- **What to produce**:
Give every line of the data again, unchanged, but with no pictures.

- **Supplied data**:
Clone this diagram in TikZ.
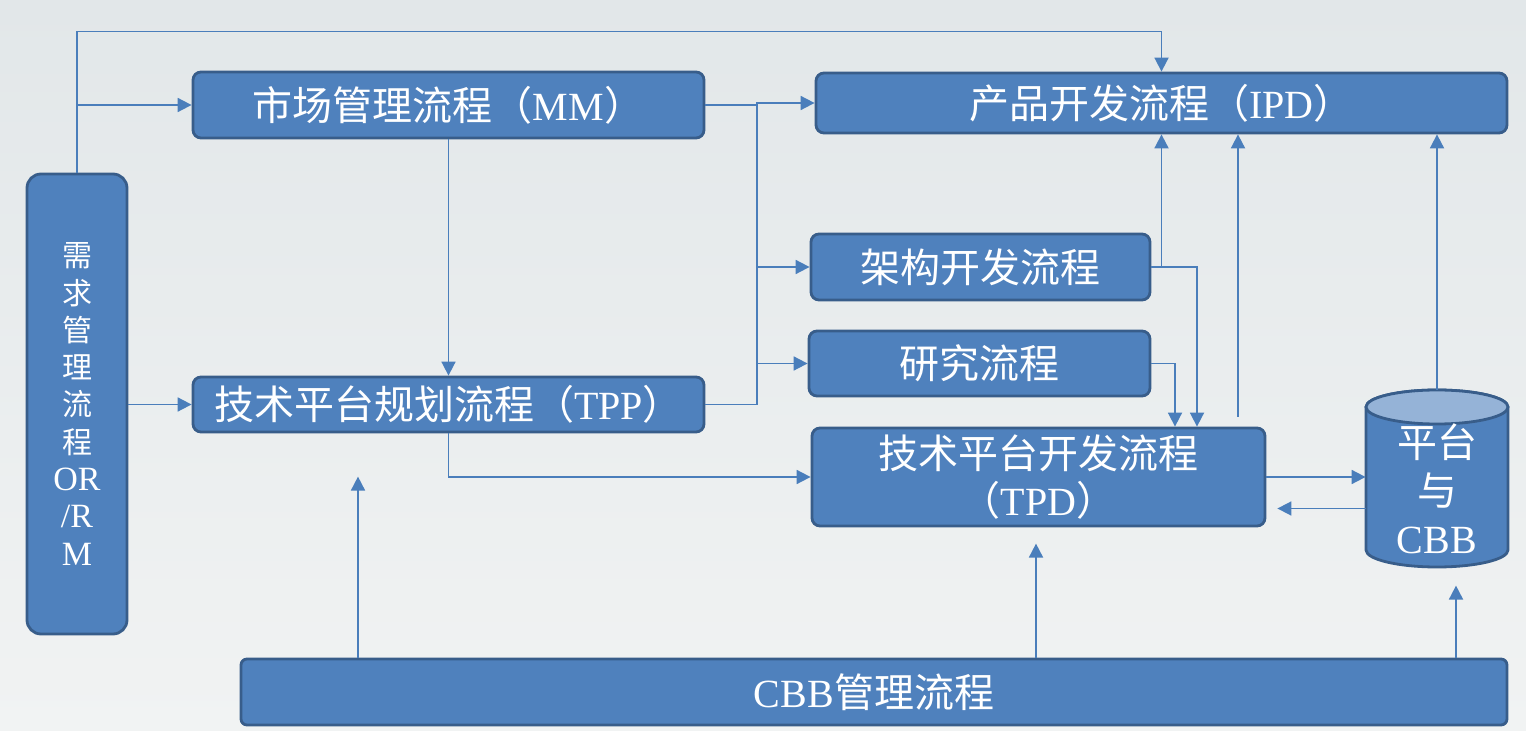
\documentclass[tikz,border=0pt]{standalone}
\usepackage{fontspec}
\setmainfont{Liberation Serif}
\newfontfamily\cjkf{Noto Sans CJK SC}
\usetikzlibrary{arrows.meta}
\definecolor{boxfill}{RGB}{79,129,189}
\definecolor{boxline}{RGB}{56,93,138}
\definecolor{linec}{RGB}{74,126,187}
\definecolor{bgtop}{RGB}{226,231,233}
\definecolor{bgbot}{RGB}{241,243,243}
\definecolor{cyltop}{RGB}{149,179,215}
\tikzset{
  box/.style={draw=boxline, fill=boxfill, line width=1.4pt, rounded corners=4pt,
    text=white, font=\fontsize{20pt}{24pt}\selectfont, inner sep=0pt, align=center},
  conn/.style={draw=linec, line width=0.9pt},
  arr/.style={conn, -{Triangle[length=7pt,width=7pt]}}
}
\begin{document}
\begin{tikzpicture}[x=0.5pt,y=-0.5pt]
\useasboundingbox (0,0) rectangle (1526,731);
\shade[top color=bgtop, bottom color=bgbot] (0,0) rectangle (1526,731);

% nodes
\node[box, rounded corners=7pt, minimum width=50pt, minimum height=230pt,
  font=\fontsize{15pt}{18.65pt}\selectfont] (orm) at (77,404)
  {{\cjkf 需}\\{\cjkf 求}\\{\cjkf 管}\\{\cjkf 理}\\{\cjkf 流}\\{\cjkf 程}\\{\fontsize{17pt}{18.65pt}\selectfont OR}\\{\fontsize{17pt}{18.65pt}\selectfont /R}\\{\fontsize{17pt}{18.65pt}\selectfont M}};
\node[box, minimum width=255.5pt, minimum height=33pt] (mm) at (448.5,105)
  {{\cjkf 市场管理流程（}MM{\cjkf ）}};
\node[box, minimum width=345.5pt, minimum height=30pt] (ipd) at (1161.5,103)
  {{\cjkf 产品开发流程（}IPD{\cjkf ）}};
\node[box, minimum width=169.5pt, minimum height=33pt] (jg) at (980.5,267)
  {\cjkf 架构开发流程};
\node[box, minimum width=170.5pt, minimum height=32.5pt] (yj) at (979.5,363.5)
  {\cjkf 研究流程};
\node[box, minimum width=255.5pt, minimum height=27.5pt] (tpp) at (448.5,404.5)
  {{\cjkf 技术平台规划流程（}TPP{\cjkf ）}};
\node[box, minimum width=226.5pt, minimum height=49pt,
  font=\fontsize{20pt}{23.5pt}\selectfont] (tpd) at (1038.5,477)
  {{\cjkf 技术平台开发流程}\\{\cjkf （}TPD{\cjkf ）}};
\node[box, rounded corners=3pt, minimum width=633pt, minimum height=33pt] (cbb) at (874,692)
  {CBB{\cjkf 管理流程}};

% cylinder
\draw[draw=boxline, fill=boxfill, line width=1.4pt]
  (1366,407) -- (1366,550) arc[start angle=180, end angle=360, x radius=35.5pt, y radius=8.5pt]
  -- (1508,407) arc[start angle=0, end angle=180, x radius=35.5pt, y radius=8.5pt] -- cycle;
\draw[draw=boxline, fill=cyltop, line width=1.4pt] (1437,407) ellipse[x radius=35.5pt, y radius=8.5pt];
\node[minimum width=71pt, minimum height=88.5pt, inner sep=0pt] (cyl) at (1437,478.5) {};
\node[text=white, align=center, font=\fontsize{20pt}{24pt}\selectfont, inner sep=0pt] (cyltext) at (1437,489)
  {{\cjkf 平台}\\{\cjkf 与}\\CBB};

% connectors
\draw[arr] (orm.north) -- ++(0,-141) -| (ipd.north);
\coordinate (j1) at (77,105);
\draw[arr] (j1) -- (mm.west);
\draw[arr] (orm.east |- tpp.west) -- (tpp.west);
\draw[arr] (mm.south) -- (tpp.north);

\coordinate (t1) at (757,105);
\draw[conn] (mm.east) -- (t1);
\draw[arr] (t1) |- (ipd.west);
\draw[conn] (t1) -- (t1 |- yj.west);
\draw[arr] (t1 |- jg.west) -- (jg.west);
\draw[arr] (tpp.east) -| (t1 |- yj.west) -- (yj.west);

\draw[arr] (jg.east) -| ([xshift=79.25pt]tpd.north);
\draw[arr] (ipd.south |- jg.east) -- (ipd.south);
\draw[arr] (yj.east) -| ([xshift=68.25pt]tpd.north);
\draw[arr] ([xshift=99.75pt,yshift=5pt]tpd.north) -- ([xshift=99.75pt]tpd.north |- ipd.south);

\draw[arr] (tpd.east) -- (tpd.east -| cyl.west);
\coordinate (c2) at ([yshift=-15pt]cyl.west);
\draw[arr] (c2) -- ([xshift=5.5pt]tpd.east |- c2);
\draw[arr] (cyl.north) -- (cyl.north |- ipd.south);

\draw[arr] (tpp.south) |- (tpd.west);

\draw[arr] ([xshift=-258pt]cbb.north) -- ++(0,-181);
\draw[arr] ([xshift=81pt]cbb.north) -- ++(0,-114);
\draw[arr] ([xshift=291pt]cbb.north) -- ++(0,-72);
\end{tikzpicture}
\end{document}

- **In response**:
Clone this diagram in TikZ.
\documentclass[tikz,border=0pt]{standalone}
\usepackage{fontspec}
\setmainfont{Liberation Serif}
\newfontfamily\cjkf{Noto Sans CJK SC}
\usetikzlibrary{arrows.meta}
\definecolor{boxfill}{RGB}{79,129,189}
\definecolor{boxline}{RGB}{56,93,138}
\definecolor{linec}{RGB}{74,126,187}
\definecolor{bgtop}{RGB}{226,231,233}
\definecolor{bgbot}{RGB}{241,243,243}
\definecolor{cyltop}{RGB}{149,179,215}
\tikzset{
  box/.style={draw=boxline, fill=boxfill, line width=1.4pt, rounded corners=4pt,
    text=white, font=\fontsize{20pt}{24pt}\selectfont, inner sep=0pt, align=center},
  conn/.style={draw=linec, line width=0.9pt},
  arr/.style={conn, -{Triangle[length=7pt,width=7pt]}}
}
\begin{document}
\begin{tikzpicture}[x=0.5pt,y=-0.5pt]
\useasboundingbox (0,0) rectangle (1526,731);
\shade[top color=bgtop, bottom color=bgbot] (0,0) rectangle (1526,731);

% nodes
\node[box, rounded corners=7pt, minimum width=50pt, minimum height=230pt,
  font=\fontsize{15pt}{18.65pt}\selectfont] (orm) at (77,404)
  {{\cjkf 需}\\{\cjkf 求}\\{\cjkf 管}\\{\cjkf 理}\\{\cjkf 流}\\{\cjkf 程}\\{\fontsize{17pt}{18.65pt}\selectfont OR}\\{\fontsize{17pt}{18.65pt}\selectfont /R}\\{\fontsize{17pt}{18.65pt}\selectfont M}};
\node[box, minimum width=255.5pt, minimum height=33pt] (mm) at (448.5,105)
  {{\cjkf 市场管理流程（}MM{\cjkf ）}};
\node[box, minimum width=345.5pt, minimum height=30pt] (ipd) at (1161.5,103)
  {{\cjkf 产品开发流程（}IPD{\cjkf ）}};
\node[box, minimum width=169.5pt, minimum height=33pt] (jg) at (980.5,267)
  {\cjkf 架构开发流程};
\node[box, minimum width=170.5pt, minimum height=32.5pt] (yj) at (979.5,363.5)
  {\cjkf 研究流程};
\node[box, minimum width=255.5pt, minimum height=27.5pt] (tpp) at (448.5,404.5)
  {{\cjkf 技术平台规划流程（}TPP{\cjkf ）}};
\node[box, minimum width=226.5pt, minimum height=49pt,
  font=\fontsize{20pt}{23.5pt}\selectfont] (tpd) at (1038.5,477)
  {{\cjkf 技术平台开发流程}\\{\cjkf （}TPD{\cjkf ）}};
\node[box, rounded corners=3pt, minimum width=633pt, minimum height=33pt] (cbb) at (874,692)
  {CBB{\cjkf 管理流程}};

% cylinder
\draw[draw=boxline, fill=boxfill, line width=1.4pt]
  (1366,407) -- (1366,550) arc[start angle=180, end angle=360, x radius=35.5pt, y radius=8.5pt]
  -- (1508,407) arc[start angle=0, end angle=180, x radius=35.5pt, y radius=8.5pt] -- cycle;
\draw[draw=boxline, fill=cyltop, line width=1.4pt] (1437,407) ellipse[x radius=35.5pt, y radius=8.5pt];
\node[minimum width=71pt, minimum height=88.5pt, inner sep=0pt] (cyl) at (1437,478.5) {};
\node[text=white, align=center, font=\fontsize{20pt}{24pt}\selectfont, inner sep=0pt] (cyltext) at (1437,489)
  {{\cjkf 平台}\\{\cjkf 与}\\CBB};

% connectors
\draw[arr] (orm.north) -- ++(0,-141) -| (ipd.north);
\coordinate (j1) at (77,105);
\draw[arr] (j1) -- (mm.west);
\draw[arr] (orm.east |- tpp.west) -- (tpp.west);
\draw[arr] (mm.south) -- (tpp.north);

\coordinate (t1) at (757,105);
\draw[conn] (mm.east) -- (t1);
\draw[arr] (t1) |- (ipd.west);
\draw[conn] (t1) -- (t1 |- yj.west);
\draw[arr] (t1 |- jg.west) -- (jg.west);
\draw[arr] (tpp.east) -| (t1 |- yj.west) -- (yj.west);

\draw[arr] (jg.east) -| ([xshift=79.25pt]tpd.north);
\draw[arr] (ipd.south |- jg.east) -- (ipd.south);
\draw[arr] (yj.east) -| ([xshift=68.25pt]tpd.north);
\draw[arr] ([xshift=99.75pt,yshift=5pt]tpd.north) -- ([xshift=99.75pt]tpd.north |- ipd.south);

\draw[arr] (tpd.east) -- (tpd.east -| cyl.west);
\coordinate (c2) at ([yshift=-15pt]cyl.west);
\draw[arr] (c2) -- ([xshift=5.5pt]tpd.east |- c2);
\draw[arr] (cyl.north) -- (cyl.north |- ipd.south);

\draw[arr] (tpp.south) |- (tpd.west);

\draw[arr] ([xshift=-258pt]cbb.north) -- ++(0,-181);
\draw[arr] ([xshift=81pt]cbb.north) -- ++(0,-114);
\draw[arr] ([xshift=291pt]cbb.north) -- ++(0,-72);
\end{tikzpicture}
\end{document}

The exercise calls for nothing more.